# Satin Balls - How much to feed?



## Gwen

My 8 1/2 month old golden retriever boy is extremely thin and I have him entered in a specialty show in 3 weeks time. He is an extremely active boy & healthy in every every way. I need to put a bit of weight on him and am looking @ feeding satin balls.

The recipe I'm looking @ is :

10 lbs hamburger meat
1 lg box of Total cereal
1 lg box oatmeal
1 jar wheat germ
1 1/2 cup veg oil
1 1/4 cup molasses
10 raw eggs & shells
10 envelopes of unflavoured gelatin
pinch of salt

Mix all ingredients together much like you would a meatloaf. Divide into 10 quart bags & freeze.

I plan to add 1 cup of Taste of the Wild Salmon, lg tbsp canned salmon & juice and a salmon oil capsule to the mixture.

How much Satin ball mixture would you think I'd need? 
(I need to add about 3-5 lbs before August 6th.

Thanks for your comments.


----------



## DNL2448

When Breeze was pregnant and not eating well, I gave her three-four a day, depending on how much of her real food she ate.
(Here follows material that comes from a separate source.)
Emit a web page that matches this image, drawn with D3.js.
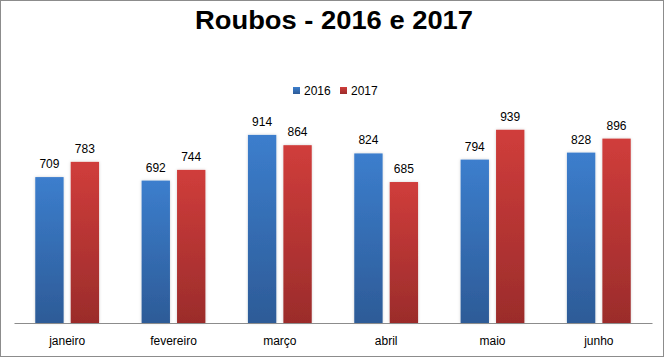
<!DOCTYPE html>
<html><head><meta charset="utf-8">
<script src="https://cdn.jsdelivr.net/npm/d3@7"></script>
<style>html,body{margin:0;padding:0;background:#fff;}svg{display:block;}</style>
</head><body>
<svg id="chart" width="667" height="358"></svg>
<script>
const months = ["janeiro","fevereiro","março","abril","maio","junho"];
const series = ["2016","2017"];
const values2016 = [709, 692, 914, 824, 794, 828];
const values2017 = [783, 744, 864, 685, 939, 896];
const title = "Roubos - 2016 e 2017";

const data = months.map((m,i)=>({month:m, v:[values2016[i], values2017[i]]}));
const svg = d3.select("#chart");
const font = "'Liberation Sans', Arial, sans-serif";

svg.append("rect").attr("x",0.5).attr("y",0.5).attr("width",663).attr("height",356)
  .attr("fill","#fff").attr("stroke","#8c8c8c").attr("stroke-width",1);

const defs = svg.append("defs");
const grads = [["g2016","#3c7ecd","#2d5b97"],["g2017","#d03d3b","#9b2c2b"]];
grads.forEach(([id,top,bot])=>{
  const g = defs.append("linearGradient").attr("id",id).attr("x1",0).attr("y1",0).attr("x2",0).attr("y2",1);
  g.append("stop").attr("offset","0%").attr("stop-color",top);
  g.append("stop").attr("offset","100%").attr("stop-color",bot);
});
const f = defs.append("filter").attr("id","sh").attr("x","-30%").attr("y","-10%").attr("width","160%").attr("height","120%");
f.append("feDropShadow").attr("dx",0).attr("dy",0).attr("stdDeviation",1.5).attr("flood-color","#000").attr("flood-opacity",0.18);

const x0 = d3.scaleBand().domain(months).range([14,652]).paddingInner(0.4).paddingOuter(0.2);
const x1 = d3.scaleBand().domain(series).range([0,x0.bandwidth()]).paddingInner(0.2).paddingOuter(0);
const y = d3.scaleLinear().domain([0,1000]).range([323,117.2]);
const colors = ["url(#g2016)","url(#g2017)"];

const groups = svg.selectAll("g.m").data(data).join("g").attr("class","m")
  .attr("transform",d=>`translate(${x0(d.month)},0)`);
groups.selectAll("rect").data(d=>d.v.map((v,i)=>({v,s:series[i],i}))).join("rect")
  .attr("x",d=>x1(d.s)).attr("width",x1.bandwidth())
  .attr("y",d=>y(d.v)).attr("height",d=>y(0)-y(d.v))
  .attr("fill",d=>colors[d.i]).attr("filter","url(#sh)");
groups.selectAll("text.val").data(d=>d.v.map((v,i)=>({v,s:series[i],i}))).join("text")
  .attr("class","val")
  .attr("x",d=>x1(d.s)+x1.bandwidth()/2).attr("y",d=>y(d.v)-9)
  .attr("text-anchor","middle").attr("font-family",font).attr("font-size",12).attr("fill","#000")
  .text(d=>d.v);

const axis = d3.axisBottom(x0).tickSize(0).tickPadding(13);
const ag = svg.append("g").attr("transform",`translate(0,${y(0)})`).call(axis);
ag.select(".domain").attr("stroke","#8c8c8c").attr("stroke-width",1.2);
ag.selectAll("text").attr("font-family",font).attr("font-size",12).attr("fill","#000");

svg.append("text").attr("x",334).attr("y",28.5).attr("text-anchor","middle")
  .attr("font-family",font).attr("font-weight","bold").attr("font-size",26).attr("fill","#000")
  .attr("textLength",278).attr("lengthAdjust","spacingAndGlyphs")
  .text(title);

const lg = svg.append("g");
const lx = [293, 340];
series.forEach((s,i)=>{
  lg.append("rect").attr("x",lx[i]).attr("y",87).attr("width",7).attr("height",7).attr("fill",colors[i]);
  lg.append("text").attr("x",lx[i]+11).attr("y",94.5).attr("font-family",font).attr("font-size",12).attr("fill","#000").text(s);
});
</script>
</body></html>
I don't know if that is too much or not enough though. So, sorry, I'm no help.


----------



## Gwen

DNL2448 said:


> When Breeze was pregnant and not eating well, I gave her three-four a day, depending on how much of her real food she ate. I don't know if that is too much or not enough though. So, sorry, I'm no help.


Three or four what sized balls?????


----------



## DNL2448

About 1 1/2". I put 6 in a quart size Ziplock. I also found it is MUCH easier to mix a pound at a time. When I get home, if you like, I can give you the measurements for 1 pound batches. I made them A LOT for Breeze before and a while after her pregnancy. The first time I had to use my canning pot to mix it all in, then I got smart, plus they mix up so much better in the smaller batches.


----------



## Gwen

Yes, please, Laura! That would be GREAT!


----------



## DNL2448

Here is the 1 pound version:

1 lb hamburger meat
1 cup Total cereal
1 cup oatmeal
1/4 cup wheat germ
1/4 cup veg oil
1/4 cup molasses
1 raw egg & shells
1 envelope of unflavoured gelatin
pinch of salt

These smell so good, if the egg shells weren't in it, I would have been tempted to bake them up. Have on hand LOTS of paper towels. When making several pounds, as I said, I would make the one pound version, roll into 2" meatballs and place on a wax paper on the counter until all batches were complete. Then, I would get out and open a bunch of one quart Ziplocks and put about 6 balls in each bag.


----------



## GoldenSail

Please share with us your results after feeding this. I have been thinking about making some up for Scout.


----------



## DNL2448

It was the only thing that kept weight on Breeze the last few days of her pregnancy. If not for Satin Balls, she would not have eaten. She had a BEAUTIFUL coat up until weaning time (no SBs). 

I, too will be curious how they work for you.


----------



## Gwen

I'm making them up tonight & will give a weekly report! Thanks so much for your help, Laura!!!!! I was planning on raiding my savings account to buy all the ingredients for the big batch!!!! lol :doh::doh:

(Now, Thai has decided to blow coat so I now have a skinny, balding boy & the Specialty is just 2 weeks away!!!! Maybe 2 weeks will give me time to have just a bald boy )


----------



## GoldenSail

Ok, how did you do with the satin balls? I broke down and finally made them. Scout has been eating them for over a week now--and she is still as skinny as ever. I give her one a day plus kibble. I give her two cups kibble, although she has been eating at the kibble slowly ever since I gave her the satin balls. Or I guess I should say more slowly, she has never been a chow hound.


----------



## chipstone

I use a different satin ball recipe of:
1lb ground meat
1 jar peanut butter
1 pkg cream cheese
1 small jar wheat germ
10 eggs plus shells
1 cup flaked oats soaked in 8 oz heavy cream

I make them into 2" balls & bag enough for each week. 
I have had great results with this recipe...will be trying it with my 6 month old once I can get her digestive tract under control.


----------



## Gwen

GoldenSail said:


> Ok, how did you do with the satin balls? I broke down and finally made them. Scout has been eating them for over a week now--and she is still as skinny as ever. I give her one a day plus kibble. I give her two cups kibble, although she has been eating at the kibble slowly ever since I gave her the satin balls. Or I guess I should say more slowly, she has never been a chow hound.


I made one batch of the satin balls & put them into muffin tins and froze them. After they were frozen, I popped them out of the muffin tins & put them in ziplock freezer bags. 

Not only did Thai LOVE them but did very well on it. He put on just enough weight to take away the boney look and it did improve his coat. He looks great now! He's still on the thin side but then he's a very active 10 month old boy.

Would I recommend Satin balls - YES!!!!


----------